I have a double Critter Nation with six girls. I have bass pans I use litter with, and just use liners for the shelves. Every other day I do a quick wipe down of everything with baby wipes, and pull out the dirty litter and replace it (freshing it). Every 5-7 days I pull out of the shelf liners and hammocks to replace them, and dump the bass pans and wash them out. I also wipe everything in the cage down, and bring all the plastic cage accessories to the tub and wash them with dish soap. Then every couple of months I take the cage apart so it can be deep cleaned in the shower. 

My girls are litter trained, and the aspen bedding and wood stove pellets litter does a great job of odor control. So this works very well for me. When using my RUDD it is similar for me.


----------



## riotfox

i think your regime sounds fine, texasreb 

i pick up poop and wipe away urine off the tiles as soon as it happens (im hoping one day they catch on and use the litter boxes, but for now picking it up is so much cleaner than leaving it ). bedding i also replace whenever it is wet or smelly

once a day i change the boxes. i use newspaper in them and keep a piece of newspaper under the tiles to catch stray pee. so that way when i change it, i put a fresh piece under the tiles, and put the dirtier piece that was under the tiles in the box (so they can smell its a toilet lol)

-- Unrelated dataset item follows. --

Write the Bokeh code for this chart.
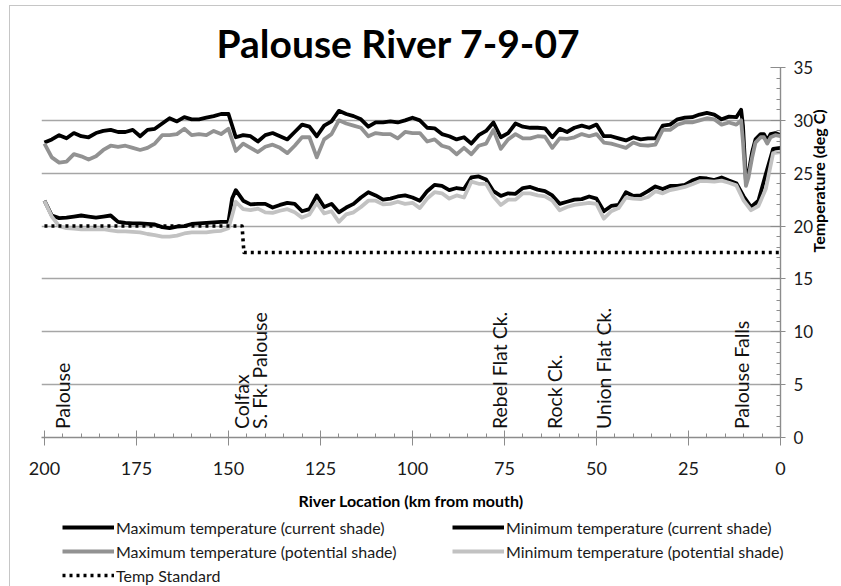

once a week, i do a full clean, but i dont use soap or any chemicals, just hot water. i put all the small things in the sink to soak in the hot water, wipe it, then put it in the sun to dry. the cage bars themselves i just wipe with a wet cloth. this is also when i wash all the bedding, shelf liners and hammocks thatve been dirtied in the week

once a month i will throw some soap in the mix, although i really dont find it does any better of a job than just water, as long as you put effort in 

sorry for the super detailedness lol


----------



## Snippet

My girls get cleaned out once a week. I've got 4 living in a cage big enough for 6. I wipe down the slevles every day, and replace the litter in the litter tray when it needs it. Once a week I remove all the toys and throw them in the bath to soak. I replace the substrate as well.


----------



## texasreb

Thanks for all of the replies. My cleaning routine sounds on par with what y'all are doing. I hadn't thought about baby wipes for quick cleans. What a clever idea!

Also, if you don't mind...what are bass pans? Between the two levels I have a piece of plexiglass that covers about 60% of the floor. It gives my downstairs girl a bit more ceiling to keep the "rain" off. It also gives my upstairs girl a solid surface to walk on besides the shelf.

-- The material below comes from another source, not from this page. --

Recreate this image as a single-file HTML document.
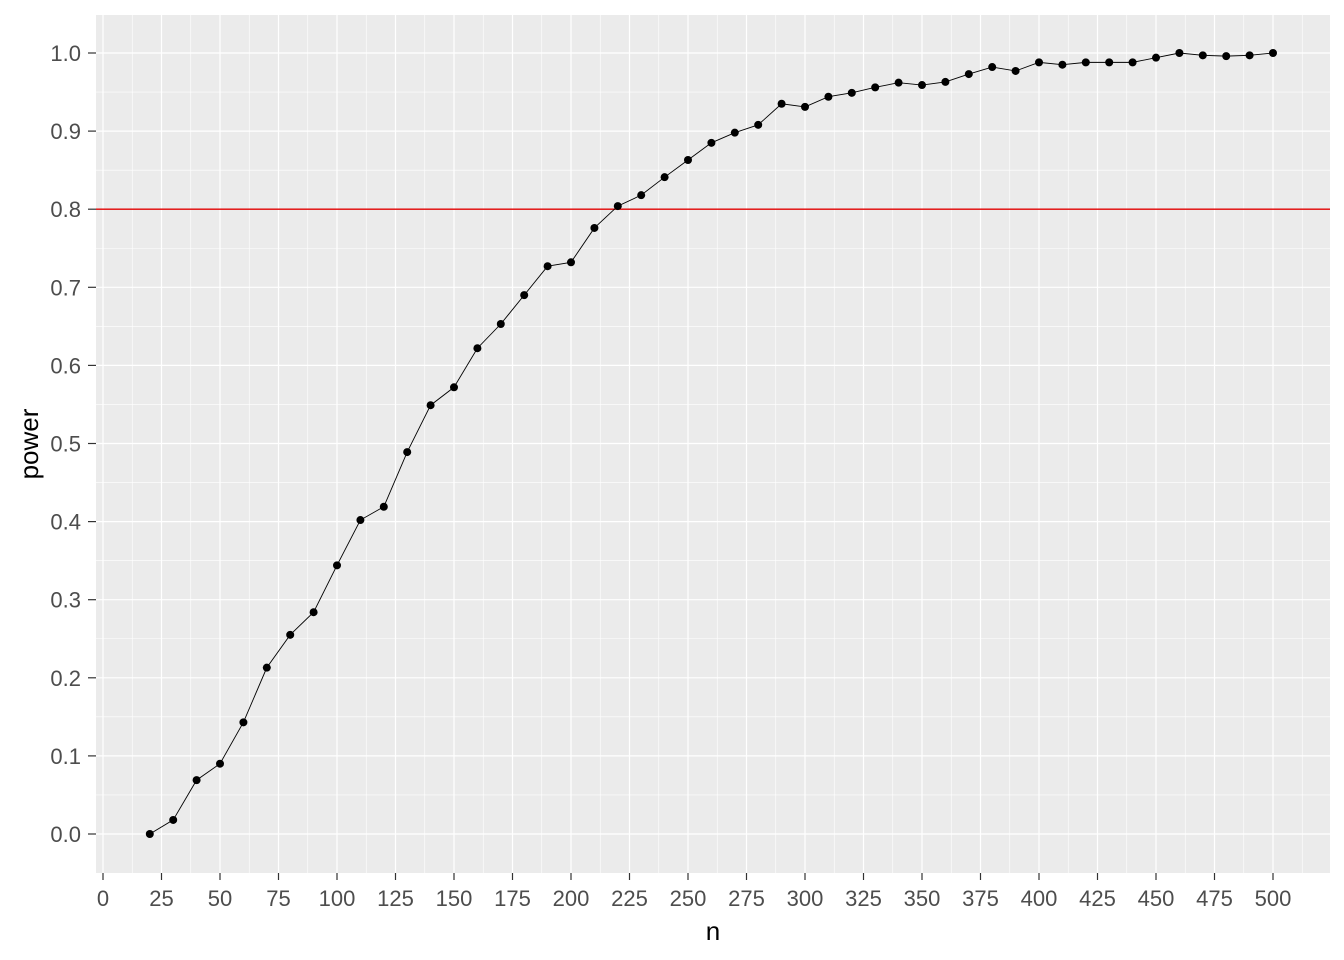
<!DOCTYPE html>
<html><head><meta charset="utf-8"><style>
html,body{margin:0;padding:0;background:#fff;}
svg{display:block;font-family:"Liberation Sans",sans-serif;}
</style></head><body>
<svg id="chart" width="1344" height="960" xmlns="http://www.w3.org/2000/svg"></svg>
<script>
const nValues=[20,30,40,50,60,70,80,90,100,110,120,130,140,150,160,170,180,190,200,210,220,230,240,250,260,270,280,290,300,310,320,330,340,350,360,370,380,390,400,410,420,430,440,450,460,470,480,490,500];
const powerValues=[0.0,0.018,0.069,0.09,0.143,0.213,0.255,0.284,0.344,0.402,0.419,0.489,0.549,0.572,0.622,0.653,0.690,0.727,0.732,0.776,0.804,0.818,0.841,0.863,0.885,0.898,0.908,0.935,0.931,0.944,0.949,0.956,0.962,0.959,0.963,0.973,0.982,0.977,0.988,0.985,0.988,0.988,0.988,0.994,1.0,0.997,0.996,0.997,1.0];
const xTicks=[0,25,50,75,100,125,150,175,200,225,250,275,300,325,350,375,400,425,450,475,500];
const yTicks=[0,0.1,0.2,0.3,0.4,0.5,0.6,0.7,0.8,0.9,1.0];
const threshold=0.8;

const svg=document.getElementById('chart');
const NS='http://www.w3.org/2000/svg';
const P={l:96,r:1330,t:15,b:873};
const xs=v=>103+v*(1170/500);
const ys=v=>834-v*781;
function mk(tag,attrs){const e=document.createElementNS(NS,tag);for(const k in attrs)e.setAttribute(k,attrs[k]);svg.appendChild(e);return e;}

const bg=mk('rect',{x:P.l,y:P.t,width:P.r-P.l,height:P.b-P.t,fill:'#ebebeb'});


for(let i=0;i<xTicks.length+1;i++){const v=xTicks[0]-12.5+25*i;const x=xs(v);if(x<P.l||x>P.r)continue;
 const g=mk('line',{x1:x,x2:x,y1:P.t,y2:P.b,stroke:'#fff','stroke-width':0.6});
 
 }
for(let i=0;i<yTicks.length+1;i++){const v=-0.05+0.1*i;const y=ys(v);if(y<P.t||y>P.b)continue;
 const g=mk('line',{x1:P.l,x2:P.r,y1:y,y2:y,stroke:'#fff','stroke-width':0.6});
 
 }
xTicks.forEach(v=>{const x=xs(v);
 const g=mk('line',{x1:x,x2:x,y1:P.t,y2:P.b,stroke:'#fff','stroke-width':1.2});
 
 
 const t=mk('line',{x1:x,x2:x,y1:P.b,y2:P.b+7,stroke:'#333','stroke-width':1.2});
 
 
 const l=mk('text',{x:x,y:906,'text-anchor':'middle','font-size':22,fill:'#4d4d4d'});l.textContent=v;
 
 });
yTicks.forEach(v=>{const y=ys(v);
 const g=mk('line',{x1:P.l,x2:P.r,y1:y,y2:y,stroke:'#fff','stroke-width':1.2});
 
 
 const t=mk('line',{x1:P.l-8,x2:P.l,y1:y,y2:y,stroke:'#333','stroke-width':1.2});
 
 
 const l=mk('text',{x:P.l-15,y:y+8,'text-anchor':'end','font-size':22,fill:'#4d4d4d'});l.textContent=v.toFixed(1);
 
 });
const hl=mk('line',{x1:P.l,x2:P.r,y1:ys(threshold),y2:ys(threshold),stroke:'#e00000','stroke-width':1.4});


const pl=mk('polyline',{points:nValues.map((n,i)=>xs(n)+','+ys(powerValues[i])).join(' '),fill:'none',stroke:'#000','stroke-width':0.9});


nValues.forEach((n,i)=>{const c=mk('circle',{cx:xs(n),cy:ys(powerValues[i]),r:4,fill:'#000'});
 
 });
const xt=mk('text',{x:(P.l+P.r)/2,y:940,'text-anchor':'middle','font-size':26,fill:'#000'});xt.textContent='n';


const yt=mk('text',{x:38,y:(P.t+P.b)/2,'text-anchor':'middle','font-size':26,fill:'#000',transform:'rotate(-90 38 '+((P.t+P.b)/2)+')'});yt.textContent='power';


</script>
</body></html>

Apparently my two ladies are in a mansion! The cage calculators say I could have 11 rats in there


----------



## Snippet

Bass pans= deeper pans for cages like the CN and FN


----------



## smesyna

Yup, thanks snippet. I prefer bedding to liners so I ordered them.


----------



## Kiko

I love liners...just not in the pans. And the CN/FN was ruining my floor cause the stuff got EVERYWHERE.
I use liners in my 695 on all the levels except the floor of the base which has yesterdays news.


----------



## texasreb

When you say liners, what are you talking about? Fleece?


----------



## Kiko

Yep


----------



## Critter Aficionado

Not to get too off topic but killybutt, I would love to see a picture of that cage. With my animal cages (especially the guinea pig cages, they are appropriately sized at 13 square feet but these guys poop a lot) I spot clean once or up to three times depending on how messy the critters are that day, and in the rat cages we completely change out bedding once every week and a half for each cage (one My First Home for Exotics that houses one male until he's neutered next month, and one that holds two females).


----------